Lamborghini CEO Stephan Winkelmann has confirmed the company has generated record profit in 2020, despite a dip in vehicle sales compared with 2019. The CEO also hints an electric vehicle could be on the way.
In spite of the COVID-19 pandemic and a factory shutdown of 70 days, Lamborghini was able to deliver 7430 units for the year of 2020, down nine per cent from a record-setting year in 2019. Lamborghini says that luxury purchases, particularly in China helped Lamborghini buck the COVID-causing trends.
Lamborghini’s turnover for the 2020 financial year amounted to 1.61 billion euros, which was down 11 per cent from 2019, but the company was able to hit record-setting profits due to increasingly customised orders. In a statement, Winkelmann said:
“Our immediate responsiveness, an ideal model mix, and the growing demand for customisation of our products pushed profitability to the highest levels. In such a difficult year, the brand demonstrated great strength and continued its growing appeal, bucking the trend in the global luxury industry.”
Lamborghini’s asset values and stock values are set to increase as the economy recovers, and with orders taken in the first two months of this year already covering nine months of production for 2021, the manufacturer has an extremely busy 2021 in store. In the statement, Winkelmann added:
“2021 opened with a very positive outlook: deliveries in the first two months of this year have already surpassed those of the previous pre-pandemic period, and the orders placed thus far already cover nine months of production.”

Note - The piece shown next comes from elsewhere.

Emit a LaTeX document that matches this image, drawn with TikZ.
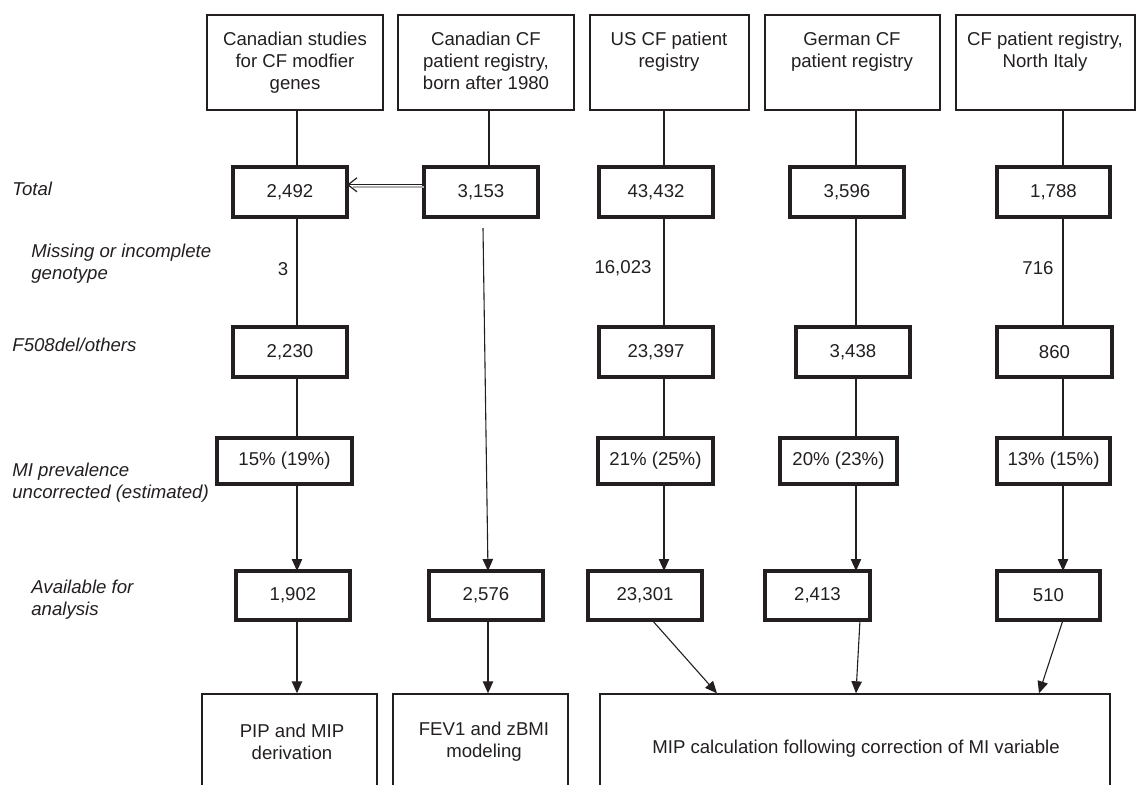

Lamborghini’s SUV, the Urus, is vital to the company’s bottom line, with orders for the luxury 4.0-litre twin-turbo V8 SUV increasing by more than 200 per cent since its 2018 introduction.
China looks set to become Lamborghini’s second-largest global market, surpassing Germany’s order numbers for the first time this year. In 2020 Germany accounted for 607 units, and mainland China, Hong Kong and Macao attributed 604 units. The USA remains Lamborghini’s largest market, accounting for 2224 units last year.
Lamborghini, like all other manufacturers, is coming under increasing pressure to reduce its overall emissions. This has prompted its CEO to tease the potential of a Lamborghini EV coming some time in the near future. The problem for Lamborghini, though, is the balance of appeasing its customer base while also meeting stringent environmental regulations.
In response, Winklemann is quoted in a CNBC report, saying, “At the end of the day, we have to look forward to what is going to happen in five to 10 years from now and how this will change our way of looking at these type of cars.”
“We have to anticipate also a change of our customers and the enthusiasts as well. This is a very crucial moment for super sport cars, where you have to really set the marks for the future without scaring anybody by admitting what is going to be the limit for the future in terms of normal combustion engines.”
Winkleman, according to the report, hinted that announcements could be coming in April for a Lamborghini-branded electric vehicle. Lamborghini has indeed produced a hybrid electric vehicle in the past, with the super-limited edition Sian FKP 37. Just 82 units of the Sian coupe and roadster models were produced, which was powered by a 602kW V12 and lithium-ion battery pack.
For now, the company is concentrating on the global introduction of the new Huracan STO, which debuted in Australia last week. It comes in as the most hardcore road-legal Huracan model yet.